There are six bells, by Wells of Aldbourne, dated 1769 and 1770, a tablet on the west face of the tower recording their casting, as well as the building of the nave and tower.
The plate comprises an undated seventeenth-century communion cup and paten, a standing paten of 1679, a flagon of 1717, and a small bowl of 1845.
The first book of the registers contains baptisms 1556–1727, marriages 1559–1729, and burials 1562– 1701. The second has the burials in woollen, 1678– 1728, and the third runs from 1728 to 1779, the marriages only to 1752. The fourth and fifth have baptisms and burials 1780–1812, and the sixth marriages 1754–1812.
At the time of the Domesday Survey there were three churches in Alresford worth £4 (fn. 37); one of these churches possibly became later the parish church of Medsted, the other two the parish church of Old Alresford with the chapelry of New Alresford attached. The church of Old Alresford with the chapel were of considerable value at an early date; for in 1291 they were valued at £26 13s. 4d., (fn. 38) in 1340 the ninths came to £8 16s. 4d., (fn. 39) and by 1535 the rectory of Old Alresford alone was valued at £50. (fn. 40)
The advowson of St. Mary's Church at Old Alresford has always been in the hands of the bishop of Winchester. The living is now a rectory in the gift of the bishop.
Peter Heylyn, the distinguished theologian and historian, became rector of Old Alresford in 1633. He lived at New Alresford, and while there was a good friend to smiths and carpenters, saying that 'he loved the noise of a workman's hammer, for he thought it a deed of charity as well as to please his own fancy by often building and repairing to set poor people a work and encourage painful artificers and tradesmen in their honest callings.' (fn. 41) At the time of the Commonwealth he was voted a delinquent, and his goods, chattels and livings sequestered, but in 1662 he was restored to his living. He died, however, shortly afterwards. Another distinguished rector was the poet and dramatist John Hoadly, (fn. 42) youngest son of Benjamin Hoadly, bishop of Winchester, who was presented to the living in 1737.
In 1642 John Pinth gave £10, and John Edgur (date unknown) gave £10 for the use of the poor. The two gifts were united, and by accumulations amounted in 1822 to £30, which was laid out towards building two tenements, in respect of which 30s. a year is distributed in half-crowns to indigent persons.

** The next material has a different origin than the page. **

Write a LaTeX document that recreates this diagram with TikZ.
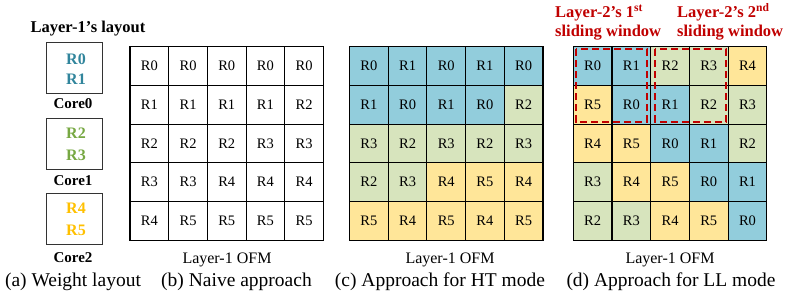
\documentclass[tikz,border=0pt]{standalone}
\usepackage{fontspec}
\setmainfont{Liberation Serif}
\definecolor{cblue}{HTML}{92CDDC}
\definecolor{cgreen}{HTML}{D7E4BD}
\definecolor{cyellow}{HTML}{FFE699}
\definecolor{tblue}{HTML}{31859C}
\definecolor{tgreen}{HTML}{77A843}
\definecolor{tyellow}{HTML}{FFC000}
\definecolor{dred}{HTML}{C00000}
\begin{document}
\begin{tikzpicture}[x=1pt,y=-1pt,
  cell/.style={draw, line width=1.1pt, minimum width=38.7pt, minimum height=38.7pt, inner sep=0pt, font=\fontsize{14.5}{14.5}\selectfont},
  corebox/.style={draw=black!80, line width=1pt, minimum width=56pt, minimum height=51pt, inner sep=0pt},
  coretxt/.style={font=\fontsize{16}{16}\selectfont\bfseries, inner sep=0pt},
  corelbl/.style={font=\fontsize{15}{15}\selectfont\bfseries, inner sep=0pt, anchor=base},
  ofm/.style={font=\fontsize{16}{16}\selectfont, inner sep=0pt, anchor=base},
  captxt/.style={font=\fontsize{19.5}{19.5}\selectfont, inner sep=0pt, anchor=base},
  redlbl/.style={font=\fontsize{16.5}{16.5}\selectfont\bfseries, text=dred, inner sep=0pt, anchor=base west},
  window/.style={draw=dred, line width=2.2pt, dash pattern=on 7pt off 4pt}
]
\useasboundingbox (0,0) rectangle (789,304);

% (a) weight layout
\node[font=\fontsize{16.5}{16.5}\selectfont\bfseries, inner sep=0pt, anchor=base] (title) at (88,33) {Layer-1’s layout};
\node[corebox] (core0) at (74.2,68) {};
\node[corebox] (core1) at (74.2,143.8) {};
\node[corebox] (core2) at (74.2,218.8) {};
\node[coretxt, text=tblue] (a0) at (76,59) {R0};
\node[coretxt, text=tblue] (a1) at (76,79.5) {R1};
\node[coretxt, text=tgreen] (a2) at (76,133.5) {R2};
\node[coretxt, text=tgreen] (a3) at (76,155) {R3};
\node[coretxt, text=tyellow] (a4) at (76,208.5) {R4};
\node[coretxt, text=tyellow] (a5) at (76,230) {R5};
\node[corelbl] (l0) at (73,109) {Core0};
\node[corelbl] (l1) at (73,185.5) {Core1};
\node[corelbl] (l2) at (73,262) {Core2};

% (b) naive
\foreach \r/\row in {0/{0,0,0,0,0},1/{1,1,1,1,2},2/{2,2,2,3,3},3/{3,3,4,4,4},4/{4,5,5,5,5}}{
  \foreach \v [count=\c from 0] in \row {
    \node[cell, fill=white] (b\r\c) at (130+38.7*\c+19.35, 46.7+38.7*\r+19.35) {R\v};
  }
}
% (c) HT mode
\foreach \r/\row in {0/{0,1,0,1,0},1/{1,0,1,0,2},2/{3,2,3,2,3},3/{2,3,4,5,4},4/{5,4,5,4,5}}{
  \foreach \v [count=\c from 0] in \row {
    \ifnum\v<2 \def\col{cblue}\else\ifnum\v<4 \def\col{cgreen}\else\def\col{cyellow}\fi\fi
    \node[cell, fill=\col] (c\r\c) at (349.5+38.7*\c+19.35, 46.7+38.7*\r+19.35) {R\v};
  }
}
% (d) LL mode
\foreach \r/\row in {0/{0,1,2,3,4},1/{5,0,1,2,3},2/{4,5,0,1,2},3/{3,4,5,0,1},4/{2,3,4,5,0}}{
  \foreach \v [count=\c from 0] in \row {
    \ifnum\v<2 \def\col{cblue}\else\ifnum\v<4 \def\col{cgreen}\else\def\col{cyellow}\fi\fi
    \node[cell, fill=\col] (d\r\c) at (573.3+38.7*\c+19.35, 46.7+38.7*\r+19.35) {R\v};
  }
}
\draw[window] (575.8,49.2) rectangle (646.7,121.7);
\draw[window] (655.3,49.2) rectangle (726,121.7);
\node[redlbl] (w1a) at (555,18) {Layer-2’s 1\textsuperscript{st}};
\node[redlbl] (w1b) at (555,37) {sliding window};
\node[redlbl] (w2a) at (677,18) {Layer-2’s 2\textsuperscript{nd}};
\node[redlbl] (w2b) at (677,37) {sliding window};

% OFM labels
\node[ofm] (ob) at (227,263) {Layer-1 OFM};
\node[ofm] (oc) at (450,263) {Layer-1 OFM};
\node[ofm] (od) at (670,263) {Layer-1 OFM};

% captions
\node[captxt] (capa) at (73,286) {(a) Weight layout};
\node[captxt] (capb) at (236.5,286) {(b) Naive approach};
\node[captxt] (capc) at (440,286) {(c) Approach for HT mode};
\node[captxt] (capd) at (671,286) {(d) Approach for LL mode};
\end{tikzpicture}
\end{document}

In 1705 Christopher Perin by his will devised 17 perches of land and cottages thereon for the occupation of poor widows. The cottages are let at weekly rents to poor persons, and after payment of rates, insurance, and repairs, about £2 10s. a year is distributed among the poor.
In 1886, 1 a. or. 24 p. and buildings thereon, was conveyed to trustees for the establishment of an institution for the orphans of Primitive Methodists and others. In the event of the determination of this trust, the trustees are empowered to sell the premises and apply the proceeds for the benefit of the Connexion.